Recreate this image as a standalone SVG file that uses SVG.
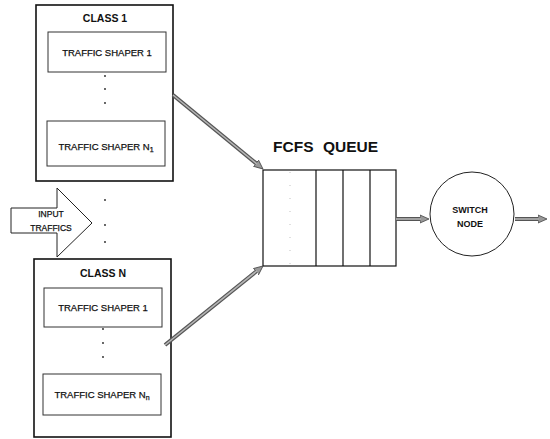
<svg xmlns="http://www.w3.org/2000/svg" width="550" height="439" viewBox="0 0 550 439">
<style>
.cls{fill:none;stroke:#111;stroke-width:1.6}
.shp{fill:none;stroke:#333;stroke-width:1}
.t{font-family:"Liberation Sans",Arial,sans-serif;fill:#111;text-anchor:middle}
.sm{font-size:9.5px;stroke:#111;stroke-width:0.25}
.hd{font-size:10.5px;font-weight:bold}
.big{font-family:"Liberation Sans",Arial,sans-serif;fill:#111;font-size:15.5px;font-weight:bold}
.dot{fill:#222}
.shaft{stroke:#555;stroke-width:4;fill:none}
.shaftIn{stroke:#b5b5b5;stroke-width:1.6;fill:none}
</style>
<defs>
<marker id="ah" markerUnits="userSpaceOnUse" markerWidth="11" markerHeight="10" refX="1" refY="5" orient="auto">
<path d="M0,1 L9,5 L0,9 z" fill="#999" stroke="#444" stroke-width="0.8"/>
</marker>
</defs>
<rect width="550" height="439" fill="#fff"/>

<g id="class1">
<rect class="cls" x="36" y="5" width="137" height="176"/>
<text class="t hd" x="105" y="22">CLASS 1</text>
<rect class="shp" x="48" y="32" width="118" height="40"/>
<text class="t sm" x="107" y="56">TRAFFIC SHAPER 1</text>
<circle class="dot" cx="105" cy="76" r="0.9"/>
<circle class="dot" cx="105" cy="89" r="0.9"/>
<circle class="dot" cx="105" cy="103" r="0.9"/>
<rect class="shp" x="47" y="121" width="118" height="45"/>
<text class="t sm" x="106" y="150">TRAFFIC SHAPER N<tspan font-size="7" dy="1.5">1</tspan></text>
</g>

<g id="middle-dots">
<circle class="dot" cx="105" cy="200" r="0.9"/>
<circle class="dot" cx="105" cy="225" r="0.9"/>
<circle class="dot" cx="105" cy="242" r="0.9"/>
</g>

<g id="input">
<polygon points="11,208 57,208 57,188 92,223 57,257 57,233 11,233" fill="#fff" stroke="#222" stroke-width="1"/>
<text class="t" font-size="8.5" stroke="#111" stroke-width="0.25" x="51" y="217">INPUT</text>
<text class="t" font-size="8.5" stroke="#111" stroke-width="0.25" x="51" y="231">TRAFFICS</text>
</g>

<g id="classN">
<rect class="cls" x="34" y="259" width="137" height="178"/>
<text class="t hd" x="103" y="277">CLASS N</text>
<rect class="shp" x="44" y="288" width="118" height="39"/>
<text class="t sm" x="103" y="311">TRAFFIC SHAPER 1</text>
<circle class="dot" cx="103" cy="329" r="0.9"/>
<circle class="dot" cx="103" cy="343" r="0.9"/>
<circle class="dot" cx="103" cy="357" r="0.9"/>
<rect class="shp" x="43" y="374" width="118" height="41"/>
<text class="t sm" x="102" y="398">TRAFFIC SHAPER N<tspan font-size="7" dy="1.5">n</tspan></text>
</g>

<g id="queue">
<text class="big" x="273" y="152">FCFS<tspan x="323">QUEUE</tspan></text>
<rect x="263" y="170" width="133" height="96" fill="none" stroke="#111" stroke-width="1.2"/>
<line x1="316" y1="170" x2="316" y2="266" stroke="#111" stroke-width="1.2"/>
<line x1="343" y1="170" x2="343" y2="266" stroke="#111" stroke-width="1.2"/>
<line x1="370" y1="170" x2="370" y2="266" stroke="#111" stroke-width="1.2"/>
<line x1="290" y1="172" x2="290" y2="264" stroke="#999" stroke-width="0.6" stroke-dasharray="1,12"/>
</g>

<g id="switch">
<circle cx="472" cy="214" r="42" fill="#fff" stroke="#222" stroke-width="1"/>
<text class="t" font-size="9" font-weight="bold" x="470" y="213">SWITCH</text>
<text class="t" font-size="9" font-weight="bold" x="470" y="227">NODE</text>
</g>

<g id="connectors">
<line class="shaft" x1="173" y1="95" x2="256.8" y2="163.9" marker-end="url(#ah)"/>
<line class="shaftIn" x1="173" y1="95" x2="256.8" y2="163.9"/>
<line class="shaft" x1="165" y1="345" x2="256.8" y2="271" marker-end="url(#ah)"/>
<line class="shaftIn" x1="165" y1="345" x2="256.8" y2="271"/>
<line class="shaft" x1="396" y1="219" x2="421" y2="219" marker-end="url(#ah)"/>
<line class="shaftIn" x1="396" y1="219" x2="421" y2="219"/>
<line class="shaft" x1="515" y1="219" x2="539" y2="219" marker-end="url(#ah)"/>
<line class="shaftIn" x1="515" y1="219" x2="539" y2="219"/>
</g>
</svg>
-----
— What to work on —
Write out the data precisely as given, excluding the pictures.

— Response —
Recreate this image as a standalone SVG file that uses SVG.
<svg xmlns="http://www.w3.org/2000/svg" width="550" height="439" viewBox="0 0 550 439">
<style>
.cls{fill:none;stroke:#111;stroke-width:1.6}
.shp{fill:none;stroke:#333;stroke-width:1}
.t{font-family:"Liberation Sans",Arial,sans-serif;fill:#111;text-anchor:middle}
.sm{font-size:9.5px;stroke:#111;stroke-width:0.25}
.hd{font-size:10.5px;font-weight:bold}
.big{font-family:"Liberation Sans",Arial,sans-serif;fill:#111;font-size:15.5px;font-weight:bold}
.dot{fill:#222}
.shaft{stroke:#555;stroke-width:4;fill:none}
.shaftIn{stroke:#b5b5b5;stroke-width:1.6;fill:none}
</style>
<defs>
<marker id="ah" markerUnits="userSpaceOnUse" markerWidth="11" markerHeight="10" refX="1" refY="5" orient="auto">
<path d="M0,1 L9,5 L0,9 z" fill="#999" stroke="#444" stroke-width="0.8"/>
</marker>
</defs>
<rect width="550" height="439" fill="#fff"/>

<g id="class1">
<rect class="cls" x="36" y="5" width="137" height="176"/>
<text class="t hd" x="105" y="22">CLASS 1</text>
<rect class="shp" x="48" y="32" width="118" height="40"/>
<text class="t sm" x="107" y="56">TRAFFIC SHAPER 1</text>
<circle class="dot" cx="105" cy="76" r="0.9"/>
<circle class="dot" cx="105" cy="89" r="0.9"/>
<circle class="dot" cx="105" cy="103" r="0.9"/>
<rect class="shp" x="47" y="121" width="118" height="45"/>
<text class="t sm" x="106" y="150">TRAFFIC SHAPER N<tspan font-size="7" dy="1.5">1</tspan></text>
</g>

<g id="middle-dots">
<circle class="dot" cx="105" cy="200" r="0.9"/>
<circle class="dot" cx="105" cy="225" r="0.9"/>
<circle class="dot" cx="105" cy="242" r="0.9"/>
</g>

<g id="input">
<polygon points="11,208 57,208 57,188 92,223 57,257 57,233 11,233" fill="#fff" stroke="#222" stroke-width="1"/>
<text class="t" font-size="8.5" stroke="#111" stroke-width="0.25" x="51" y="217">INPUT</text>
<text class="t" font-size="8.5" stroke="#111" stroke-width="0.25" x="51" y="231">TRAFFICS</text>
</g>

<g id="classN">
<rect class="cls" x="34" y="259" width="137" height="178"/>
<text class="t hd" x="103" y="277">CLASS N</text>
<rect class="shp" x="44" y="288" width="118" height="39"/>
<text class="t sm" x="103" y="311">TRAFFIC SHAPER 1</text>
<circle class="dot" cx="103" cy="329" r="0.9"/>
<circle class="dot" cx="103" cy="343" r="0.9"/>
<circle class="dot" cx="103" cy="357" r="0.9"/>
<rect class="shp" x="43" y="374" width="118" height="41"/>
<text class="t sm" x="102" y="398">TRAFFIC SHAPER N<tspan font-size="7" dy="1.5">n</tspan></text>
</g>

<g id="queue">
<text class="big" x="273" y="152">FCFS<tspan x="323">QUEUE</tspan></text>
<rect x="263" y="170" width="133" height="96" fill="none" stroke="#111" stroke-width="1.2"/>
<line x1="316" y1="170" x2="316" y2="266" stroke="#111" stroke-width="1.2"/>
<line x1="343" y1="170" x2="343" y2="266" stroke="#111" stroke-width="1.2"/>
<line x1="370" y1="170" x2="370" y2="266" stroke="#111" stroke-width="1.2"/>
<line x1="290" y1="172" x2="290" y2="264" stroke="#999" stroke-width="0.6" stroke-dasharray="1,12"/>
</g>

<g id="switch">
<circle cx="472" cy="214" r="42" fill="#fff" stroke="#222" stroke-width="1"/>
<text class="t" font-size="9" font-weight="bold" x="470" y="213">SWITCH</text>
<text class="t" font-size="9" font-weight="bold" x="470" y="227">NODE</text>
</g>

<g id="connectors">
<line class="shaft" x1="173" y1="95" x2="256.8" y2="163.9" marker-end="url(#ah)"/>
<line class="shaftIn" x1="173" y1="95" x2="256.8" y2="163.9"/>
<line class="shaft" x1="165" y1="345" x2="256.8" y2="271" marker-end="url(#ah)"/>
<line class="shaftIn" x1="165" y1="345" x2="256.8" y2="271"/>
<line class="shaft" x1="396" y1="219" x2="421" y2="219" marker-end="url(#ah)"/>
<line class="shaftIn" x1="396" y1="219" x2="421" y2="219"/>
<line class="shaft" x1="515" y1="219" x2="539" y2="219" marker-end="url(#ah)"/>
<line class="shaftIn" x1="515" y1="219" x2="539" y2="219"/>
</g>
</svg>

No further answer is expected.